[Listing]:
##########

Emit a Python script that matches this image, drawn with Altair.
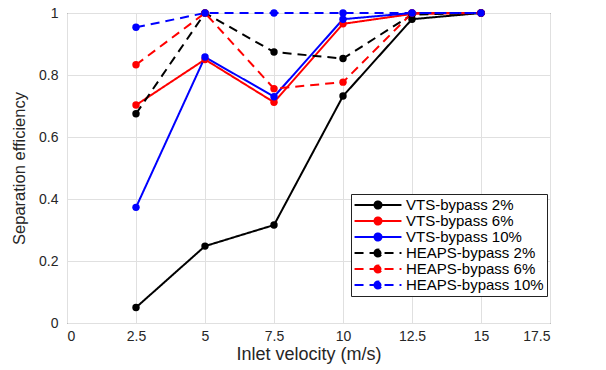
import altair as alt
import pandas as pd

velocity = [2.5, 5, 7.5, 10, 12.5, 15]
series_names = ["VTS-bypass 2%", "VTS-bypass 6%", "VTS-bypass 10%",
                "HEAPS-bypass 2%", "HEAPS-bypass 6%", "HEAPS-bypass 10%"]
vts_2 = [0.05, 0.248, 0.316, 0.732, 0.98, 1.0]
vts_6 = [0.703, 0.85, 0.712, 0.965, 0.997, 1.0]
vts_10 = [0.373, 0.858, 0.73, 0.98, 1.0, 1.0]
heaps_2 = [0.675, 1.0, 0.874, 0.853, 0.995, 1.0]
heaps_6 = [0.833, 1.0, 0.756, 0.777, 1.0, 1.0]
heaps_10 = [0.954, 1.0, 1.0, 1.0, 1.0, 1.0]
colors = ["#000000", "#ff0000", "#0000ff", "#000000", "#ff0000", "#0000ff"]
dashes = [[1, 0], [1, 0], [1, 0], [9, 6], [9, 6], [9, 6]]
x_ticks = [0, 2.5, 5, 7.5, 10, 12.5, 15, 17.5]
y_ticks = [0, 0.2, 0.4, 0.6, 0.8, 1.0]

rows = []
for name, vals in zip(series_names, [vts_2, vts_6, vts_10, heaps_2, heaps_6, heaps_10]):
    for v, e in zip(velocity, vals):
        rows.append({"series": name, "velocity": v, "eff": e})
df = pd.DataFrame(rows)

FONT = "Liberation Sans"

x = alt.X("velocity:Q", title="Inlet velocity (m/s)",
          scale=alt.Scale(domain=[0, 17.5], nice=False),
          axis=alt.Axis(values=x_ticks, labelExpr="datum.value + ''", tickSize=0,
                        labelPadding=6, titlePadding=2, titleFontSize=18))
y = alt.Y("eff:Q", title="Separation efficiency",
          scale=alt.Scale(domain=[0, 1], nice=False),
          axis=alt.Axis(values=y_ticks, labelExpr="datum.value + ''", tickSize=0,
                        labelPadding=9, titlePadding=11, titleFontSize=16.5))
color_scale = alt.Scale(domain=series_names, range=colors)
dash_scale = alt.Scale(domain=series_names, range=dashes)

legend_symbol = ("M-3.45,0H3.45"
                 "M-0.52,0A0.52,0.52 0 1,0 0.52,0A0.52,0.52 0 1,0 -0.52,0Z")

legend = alt.Legend(title=None, orient="none", legendX=284, legendY=181,
                    symbolType=legend_symbol, symbolSize=185,
                    symbolStrokeWidth=2, symbolOffset=16,
                    labelFontSize=15, labelFont=FONT, labelColor="#000000",
                    fillColor="white", strokeColor="#222222",
                    padding=3, rowPadding=-2.5, labelOffset=20,
                    labelLimit=300)

lines = alt.Chart(df).mark_line(strokeWidth=2).encode(
    x=x, y=y,
    color=alt.Color("series:N", sort=series_names, scale=color_scale, legend=legend),
    strokeDash=alt.StrokeDash("series:N", sort=series_names, scale=dash_scale, legend=legend),
    detail="series:N",
    order=alt.Order("velocity:Q"))

points = alt.Chart(df).mark_point(size=55, opacity=1, filled=False, strokeWidth=0).encode(
    x=x, y=y,
    color=alt.Color("series:N", sort=series_names, scale=color_scale, legend=legend),
    fill=alt.Fill("series:N", sort=series_names, scale=color_scale, legend=legend),
    strokeDash=alt.StrokeDash("series:N", sort=series_names, scale=dash_scale, legend=legend),
    shape=alt.value("circle"))

chart = alt.layer(lines, points).properties(
    width=483, height=310,
    autosize=alt.AutoSizeParams(type="none"),
    padding={"left": 67, "top": 13, "right": 56, "bottom": 47},
    background="white",
).configure_view(stroke="#262626", strokeWidth=1).configure_axis(
    labelFont=FONT, titleFont=FONT, labelFontSize=14,
    labelColor="#262626", titleColor="#262626", titleFontWeight="normal",
    gridColor="#e0e0e0", domain=False,
)

chart.save("out.html", embed_options={"renderer": "svg", "actions": False})
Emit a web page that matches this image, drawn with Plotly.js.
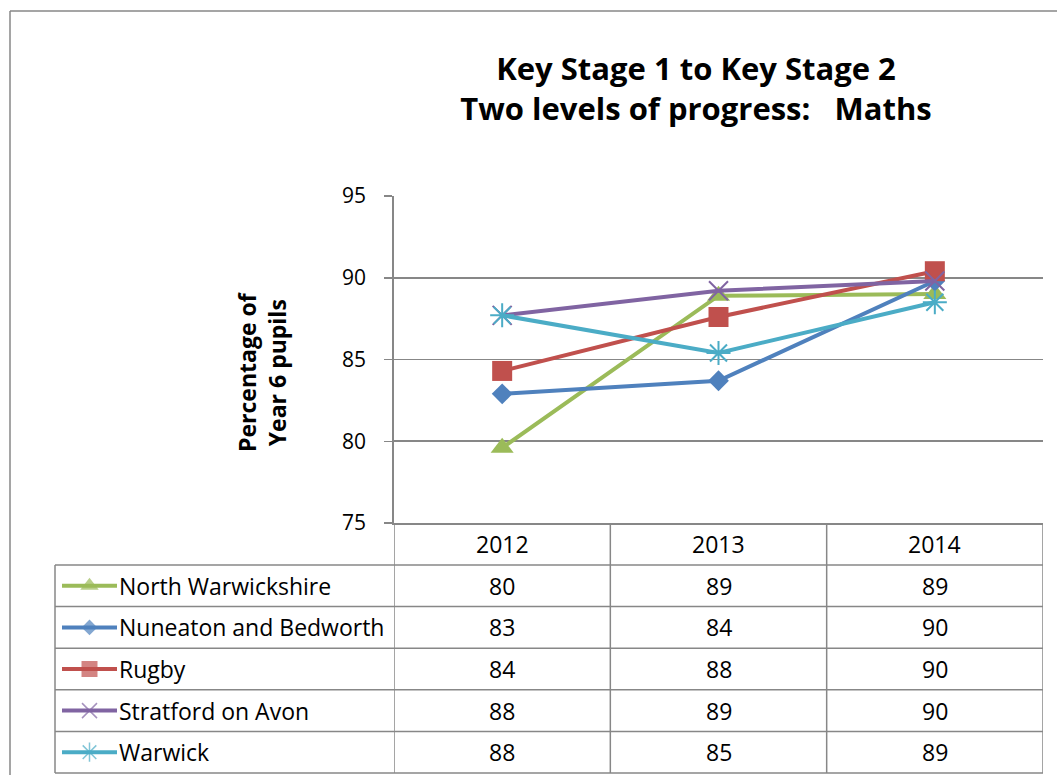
<!DOCTYPE html>
<html>
<head>
<meta charset="utf-8">
<script src="https://cdn.plot.ly/plotly-3.0.1.min.js"></script>
<style>html,body{margin:0;padding:0;background:#fff;}#chart{width:1057px;height:775px;}</style>
</head>
<body>
<div id="chart"></div>
<script>
// ---- data ----
const years = ["2012", "2013", "2014"];
const seriesNames = ["North Warwickshire", "Nuneaton and Bedworth", "Rugby", "Stratford on Avon", "Warwick"];
const northWarwickshire = [79.6, 88.9, 89.0];
const nuneatonBedworth = [82.9, 83.7, 89.8];
const rugby = [84.3, 87.6, 90.4];
const stratfordOnAvon = [87.7, 89.2, 89.8];
const warwick = [87.7, 85.4, 88.5];
const yTicks = [75, 80, 85, 90, 95];

// ---- styles ----
const allValues = [northWarwickshire, nuneatonBedworth, rugby, stratfordOnAvon, warwick];
const colors = ["#9BBB59", "#4F81BD", "#C0504D", "#8064A2", "#4BACC6"];
const symbols = ["triangle-up", "diamond", "square", "x-thin-open", "asterisk-open"];
const sizes = [20, 16, 20, 19, 20];
const W = 1057, H = 775;
const px = x => x / W, py = y => 1 - y / H;
const FONT = "Open Sans, Liberation Sans, sans-serif";
const GRID = "#878787";

// pixel geometry of the chart frame
const plotL = 394, plotR = 1043, plotT = 196, plotB = 523;
const rowTop = 565, rowH = 41.6, tableL = 55;

const xIdx = years.map((_, i) => i);
const traces = allValues.map((vals, i) => ({
  type: "scatter", mode: "lines+markers", name: seriesNames[i],
  x: xIdx, y: vals, xaxis: "x", yaxis: "y",
  line: {color: colors[i], width: 4},
  marker: {symbol: symbols[i], size: sizes[i], color: colors[i], line: {color: colors[i], width: (i >= 3 ? 2 : 0)}},
  showlegend: false, hoverinfo: "skip"
}));
// legend keys inside the data table (line with marker in the middle)
allValues.forEach((_, i) => {
  traces.push({
    type: "scatter", mode: "lines+markers", x: [0, 0.5, 1], y: [i, i, i],
    xaxis: "x2", yaxis: "y2",
    line: {color: colors[i], width: 4},
    marker: {symbol: symbols[i], size: [0, sizes[i] - 4, 0], color: colors[i], line: {color: colors[i], width: (i >= 3 ? 1.5 : 0)}},
    showlegend: false, hoverinfo: "skip"
  });
});

const shapes = [];
const annotations = [];
const lineStyle = {color: GRID, width: 1.5};
// outer chart border (left and top)
shapes.push({type: "line", xref: "paper", yref: "paper", x0: px(10), x1: px(10), y0: py(11), y1: 0, line: lineStyle});
shapes.push({type: "line", xref: "paper", yref: "paper", x0: px(10), x1: 1, y0: py(11), y1: py(11), line: lineStyle});
// table horizontal lines
const tableBottom = rowTop + rowH * seriesNames.length;
for (let r = 0; r <= seriesNames.length; r++) {
  const yy = py(rowTop + r * rowH);
  shapes.push({type: "line", xref: "paper", yref: "paper", x0: px(tableL), x1: px(plotR), y0: yy, y1: yy, line: lineStyle});
}
// table vertical lines at category boundaries
for (let c = 0; c <= years.length; c++) {
  shapes.push({type: "line", xref: "x", yref: "paper", x0: c - 0.5, x1: c - 0.5, y0: py(plotB), y1: py(tableBottom), line: lineStyle});
}
shapes.push({type: "line", xref: "paper", yref: "paper", x0: px(tableL), x1: px(tableL), y0: py(rowTop), y1: py(tableBottom), line: lineStyle});

const cellFont = {family: FONT, size: 23, color: "#000"};
// header years
years.forEach((yr, c) => {
  annotations.push({xref: "x", yref: "paper", x: c, y: py((plotB + rowTop) / 2), text: yr, showarrow: false,
    xanchor: "center", yanchor: "middle", font: cellFont});
});
// rows
seriesNames.forEach((nm, r) => {
  const yc = py(rowTop + (r + 0.5) * rowH);
  annotations.push({xref: "paper", yref: "paper", x: px(117), y: yc, text: nm, showarrow: false,
    xanchor: "left", yanchor: "middle", font: cellFont});
  allValues[r].forEach((v, c) => {
    annotations.push({xref: "x", yref: "paper", x: c, y: yc, text: String(Math.round(v)), showarrow: false,
      xanchor: "center", yanchor: "middle", font: cellFont});
  });
});
// y axis title
annotations.push({xref: "paper", yref: "paper", x: px(262), y: py(372), textangle: -90,
  text: "<b>Percentage of<br>Year 6 pupils</b>", showarrow: false, xanchor: "center", yanchor: "middle",
  font: {family: FONT, size: 23, color: "#000"}});

const layout = {
  width: W, height: H,
  margin: {l: 0, r: 0, t: 0, b: 0},
  paper_bgcolor: "#fff", plot_bgcolor: "#fff",
  showlegend: false,
  title: {
    text: "<b>Key Stage 1 to Key Stage 2<br>Two levels of progress:\u00a0\u00a0\u00a0Maths</b>",
    x: px(696), xanchor: "center", y: py(80), yanchor: "middle",
    font: {family: FONT, size: 31, color: "#000"}
  },
  xaxis: {
    domain: [px(plotL), px(plotR)], range: [-0.5, years.length - 0.5],
    showgrid: false, zeroline: false, showticklabels: false, ticks: "",
    showline: true, linecolor: GRID, linewidth: 1.8, fixedrange: true
  },
  yaxis: {
    domain: [py(plotB), py(plotT)], range: [75, 95],
    tickvals: yTicks, ticktext: yTicks.map(String),
    showgrid: true, gridcolor: GRID, gridwidth: 1.8,
    showline: true, linecolor: GRID, linewidth: 1.8,
    ticks: "outside", ticklen: 8, tickcolor: GRID, tickwidth: 1.5,
    ticklabelstandoff: 14,
    zeroline: false,
    tickfont: {family: FONT, size: 21, color: "#000"},
    fixedrange: true
  },
  xaxis2: {domain: [px(62), px(117)], range: [0, 1], visible: false, fixedrange: true, anchor: "y2"},
  yaxis2: {domain: [py(tableBottom), py(rowTop)], range: [seriesNames.length - 0.5, -0.5], visible: false, fixedrange: true, anchor: "x2"},
  shapes: shapes,
  annotations: annotations
};

Plotly.newPlot("chart", traces, layout, {displayModeBar: false, staticPlot: true});
</script>
</body>
</html>
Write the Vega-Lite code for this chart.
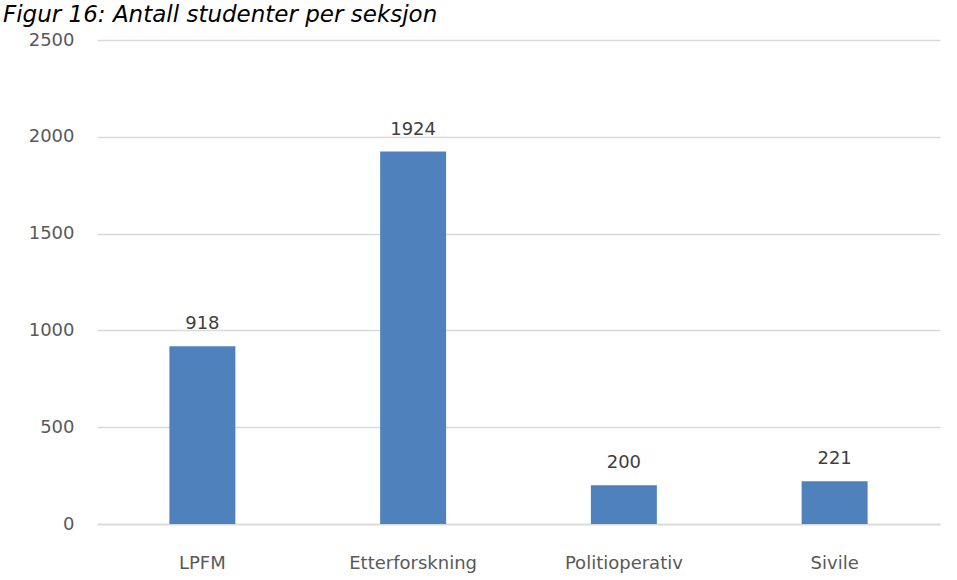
{
  "$schema": "https://vega.github.io/schema/vega-lite/v6.json",
  "width": 843,
  "height": 484,
  "autosize": {"type": "none"},
  "padding": {"left": 97, "top": 40, "right": 17, "bottom": 56},
  "background": "white",
  "title": {
    "text": "Figur 16: Antall studenter per seksjon",
    "anchor": "start",
    "frame": "group",
    "font": "DejaVu Sans",
    "fontStyle": "italic",
    "fontWeight": "normal",
    "fontSize": 23,
    "color": "#000000",
    "baseline": "alphabetic",
    "dx": -94,
    "offset": -14
  },
  "config": {
    "view": {"stroke": null},
    "font": "DejaVu Sans"
  },
  "data": {
    "values": [
      {"seksjon": "LPFM", "antall": 918},
      {"seksjon": "Etterforskning", "antall": 1924},
      {"seksjon": "Politioperativ", "antall": 200},
      {"seksjon": "Sivile", "antall": 221}
    ]
  },
  "encoding": {
    "x": {
      "field": "seksjon",
      "type": "nominal",
      "sort": null,
      "scale": {"paddingInner": 0.687, "paddingOuter": 0.3435},
      "axis": {
        "title": null,
        "labelAngle": 0,
        "labelFont": "DejaVu Sans",
        "labelFontSize": 18,
        "labelColor": "#595959",
        "labelPadding": 30,
        "ticks": false,
        "domain": true,
        "domainColor": "#D9D9D9",
        "domainWidth": 1.5,
        "grid": false
      }
    },
    "y": {
      "field": "antall",
      "type": "quantitative",
      "scale": {"domain": [0, 2500], "nice": false},
      "axis": {
        "title": null,
        "format": "d",
        "values": [0, 500, 1000, 1500, 2000, 2500],
        "labelFont": "DejaVu Sans",
        "labelFontSize": 18,
        "labelColor": "#595959",
        "labelPadding": 23,
        "ticks": false,
        "domain": false,
        "grid": true,
        "gridColor": "#D9D9D9",
        "gridWidth": 1.5
      }
    }
  },
  "layer": [
    {"mark": {"type": "bar", "color": "#4F81BD"}},
    {
      "mark": {
        "type": "text",
        "baseline": "alphabetic",
        "dy": -17,
        "font": "DejaVu Sans",
        "fontSize": 18,
        "color": "#404040"
      },
      "encoding": {"text": {"field": "antall", "type": "quantitative", "format": "d"}}
    }
  ]
}
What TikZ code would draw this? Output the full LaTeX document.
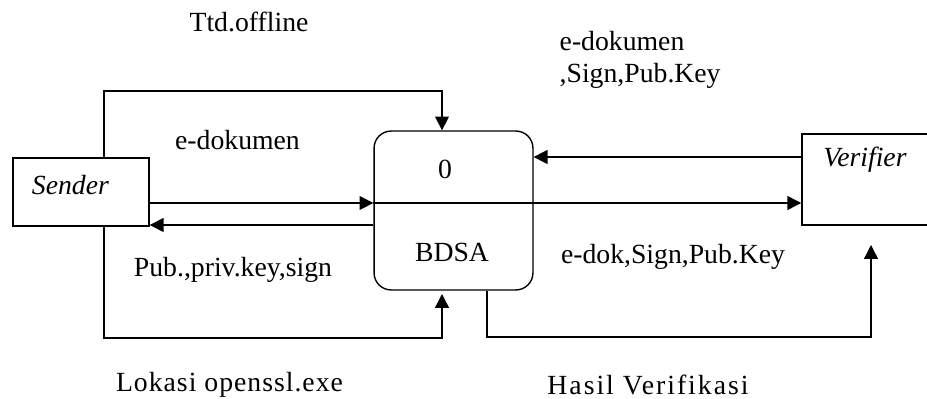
\documentclass[tikz,border=0pt]{standalone}
\usepackage{fontspec}
\setmainfont{Liberation Serif}
\usepackage{tikz}
\usetikzlibrary{arrows.meta}

\begin{document}
\begin{tikzpicture}[x=0.433pt, y=-0.433pt, line width=0.6pt,
  >={Triangle[length=6pt, width=6pt]},
  every node/.style={font=\fontsize{12}{14}\selectfont, inner sep=0pt},
  entity/.style={draw, minimum width=58.9pt, minimum height=29.4pt},
  process/.style={draw, rounded corners=7.4pt, minimum width=68.8pt, minimum height=68.8pt}]
\useasboundingbox (0,0) rectangle (927,399);
\node[entity] at (81, 192)      (sender)   {};
\node[process] at (453.5, 210.5) (bdsa)    {};
\node[entity, minimum width=59.8pt, minimum height=39.4pt] at (871, 179.5) (verifier) {};
\node at (70.5, 185) (sendername)   {\textit{Sender}};
\node at (865, 160)  (verifiername) {\textit{Verifier}};
\node at (445, 169)  (num)          {0};
\node at (452, 252)  (bdsaname)     {BDSA};
\coordinate (mid)  at (453, 203);
\coordinate (back) at (0, 225);
\coordinate (ver)  at (0, 157);
\coordinate (ttdc) at (104, 91);
\coordinate (ttde) at (442, 91);
\coordinate (lokc) at (104, 338);
\coordinate (loke) at (442, 338);
\coordinate (lokt) at (442, 294);
\coordinate (hasc) at (487, 337);
\coordinate (hase) at (871, 337);
\coordinate (hast) at (871, 245);
\draw (bdsa.west |- mid) -- (bdsa.east |- mid);
\draw[->] (sender.east |- mid)  -- (bdsa.west |- mid);
\draw[->] (bdsa.east |- mid)    -- (verifier.west |- mid);
\draw[->] (bdsa.west |- back)   -- (sender.east |- back);
\draw[->] (verifier.west |- ver) -- (bdsa.east |- ver);
\draw[->] (sender.north -| ttdc) -- (ttdc) -- (ttde) -- (bdsa.north -| ttde);
\draw[->] (sender.south -| lokc) -- (lokc) -- (loke) -- (lokt);
\draw[->] (bdsa.south -| hasc)   -- (hasc) -- (hase) -- (hast);
% flow labels
\node at (249, 22)   (ttd)    {Ttd.offline};
\node[anchor=west, align=left] at (559, 60) (edokv) {e-dokumen\\,Sign,Pub.Key};
\node at (237.5, 140) (edok)  {e-dokumen};
\node at (233, 270)  (keys)   {Pub.,priv.key,sign};
\node at (673, 257)  (edoks)  {e-dok,Sign,Pub.Key};
\node at (229.5, 385) (lokasi) {\addfontfeature{LetterSpace=3.6}Lokasi openssl.exe};
\node at (648, 385)  (hasil)  {\addfontfeature{LetterSpace=7.2}Hasil Verifikasi};
\end{tikzpicture}
\end{document}
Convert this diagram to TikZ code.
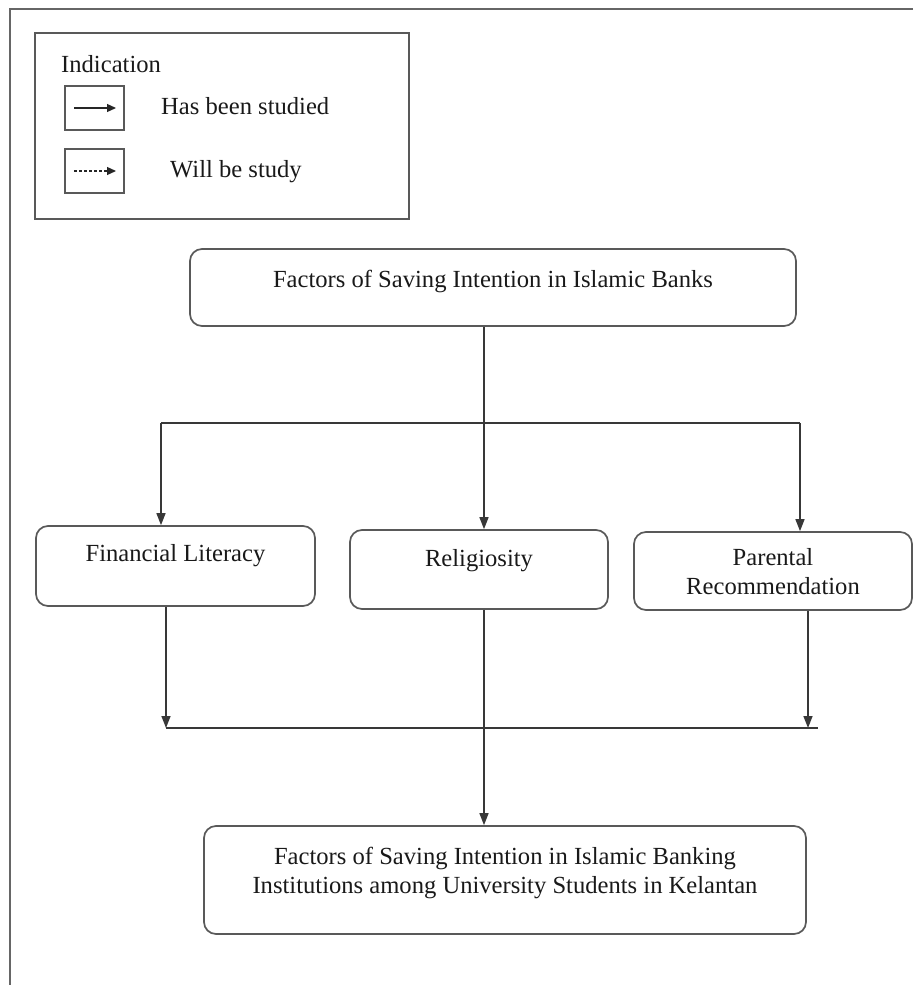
\documentclass[tikz,border=0pt]{standalone}
\usepackage{fontspec}
\setmainfont{Liberation Serif}
\usetikzlibrary{arrows.meta}
\begin{document}
\begin{tikzpicture}[x=1pt,y=-1pt,
  frame/.style={draw=black!60, line width=1.8pt},
  edge/.style={draw=black!78, line width=1.5pt},
  arr/.style={edge, -{Triangle[length=12pt,width=9pt]}},
  smallarr/.style={draw=black!85, line width=1.3pt, -{Triangle[length=9pt,width=8pt]}},
  box/.style={draw=black!65, line width=1.7pt, rounded corners=12pt, inner sep=0pt},
  sqbox/.style={draw=black!65, line width=1.7pt, inner sep=0pt},
  lbl/.style={font=\fontsize{24.6}{29}\selectfont, text=black!90, align=center, inner sep=0pt},
]
\useasboundingbox (0,0) rectangle (913,985);

% outer frame (top and left edges)
\draw[frame] (913,9) -- (10,9) -- (10,985);

% legend
\node[sqbox, minimum width=374pt, minimum height=186pt] (legend) at (222,126) {};
\node[lbl, anchor=west] (legtitle) at (61,64) {Indication};
\node[sqbox, line width=1.5pt, minimum width=59pt, minimum height=44pt] (keyA) at (94.5,108) {};
\node[sqbox, line width=1.5pt, minimum width=59pt, minimum height=44pt] (keyB) at (94.5,171) {};
\coordinate (keyAs) at (74,108);
\coordinate (keyAe) at (116,108);
\coordinate (keyBs) at (74,171);
\coordinate (keyBe) at (116,171);
\draw[smallarr] (keyAs) -- (keyAe);
\draw[smallarr, dash pattern=on 3pt off 2pt] (keyBs) -- (keyBe);
\node[lbl, anchor=west] (keyAtxt) at (161,106) {Has been studied};
\node[lbl, anchor=west] (keyBtxt) at (170,172) {Will be study};

% main boxes
\node[box, minimum width=606pt, minimum height=77pt] (top) at (493,287.5) {};
\node[lbl] (toptxt) at (493,281) {Factors of Saving Intention in Islamic Banks};

\node[box, minimum width=279pt, minimum height=80pt] (fl) at (175.5,566) {};
\node[lbl] (fltxt) at (175.5,556) {Financial Literacy};

\node[box, minimum width=258pt, minimum height=79pt] (rel) at (479,569.5) {};
\node[lbl] (reltxt) at (479,561) {Religiosity};

\node[box, minimum width=278pt, minimum height=78pt] (par) at (773,571) {};
\node[lbl] (partxt) at (773,572) {Parental\\Recommendation};

\node[box, minimum width=602pt, minimum height=108pt] (goal) at (505,880) {};
\node[lbl] (goaltxt) at (505,873) {Factors of Saving Intention in Islamic Banking\\Institutions among University Students in Kelantan};

% routing points
\coordinate (sx) at (484,0);
\coordinate (jl) at (161,423);
\coordinate (jr) at (800,423);
\coordinate (ml) at (166,728);
\coordinate (mr) at (808,728);
\coordinate (mend) at (818,728);

% connectors
\draw[arr] (top.south -| sx) -- (rel.north -| sx);
\draw[edge] (jl) -- (jr);
\draw[arr] (jl) -- (fl.north -| jl);
\draw[arr] (jr) -- (par.north -| jr);
\draw[arr] (fl.south -| ml) -- (ml);
\draw[arr] (par.south -| mr) -- (mr);
\draw[edge] (ml) -- (mend);
\draw[arr] (rel.south -| sx) -- (goal.north -| sx);
\end{tikzpicture}
\end{document}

##########

[What the exercise asks]:
Go from the first line of the data above to the line containing "y_ticks = [0, 0.2, 0.4, 0.6, 0.8, 1.0]" and retype exactly those lines, both included, but none of the pictures.

[Full solution]:
Emit a Python script that matches this image, drawn with Altair.
import altair as alt
import pandas as pd

velocity = [2.5, 5, 7.5, 10, 12.5, 15]
series_names = ["VTS-bypass 2%", "VTS-bypass 6%", "VTS-bypass 10%",
                "HEAPS-bypass 2%", "HEAPS-bypass 6%", "HEAPS-bypass 10%"]
vts_2 = [0.05, 0.248, 0.316, 0.732, 0.98, 1.0]
vts_6 = [0.703, 0.85, 0.712, 0.965, 0.997, 1.0]
vts_10 = [0.373, 0.858, 0.73, 0.98, 1.0, 1.0]
heaps_2 = [0.675, 1.0, 0.874, 0.853, 0.995, 1.0]
heaps_6 = [0.833, 1.0, 0.756, 0.777, 1.0, 1.0]
heaps_10 = [0.954, 1.0, 1.0, 1.0, 1.0, 1.0]
colors = ["#000000", "#ff0000", "#0000ff", "#000000", "#ff0000", "#0000ff"]
dashes = [[1, 0], [1, 0], [1, 0], [9, 6], [9, 6], [9, 6]]
x_ticks = [0, 2.5, 5, 7.5, 10, 12.5, 15, 17.5]
y_ticks = [0, 0.2, 0.4, 0.6, 0.8, 1.0]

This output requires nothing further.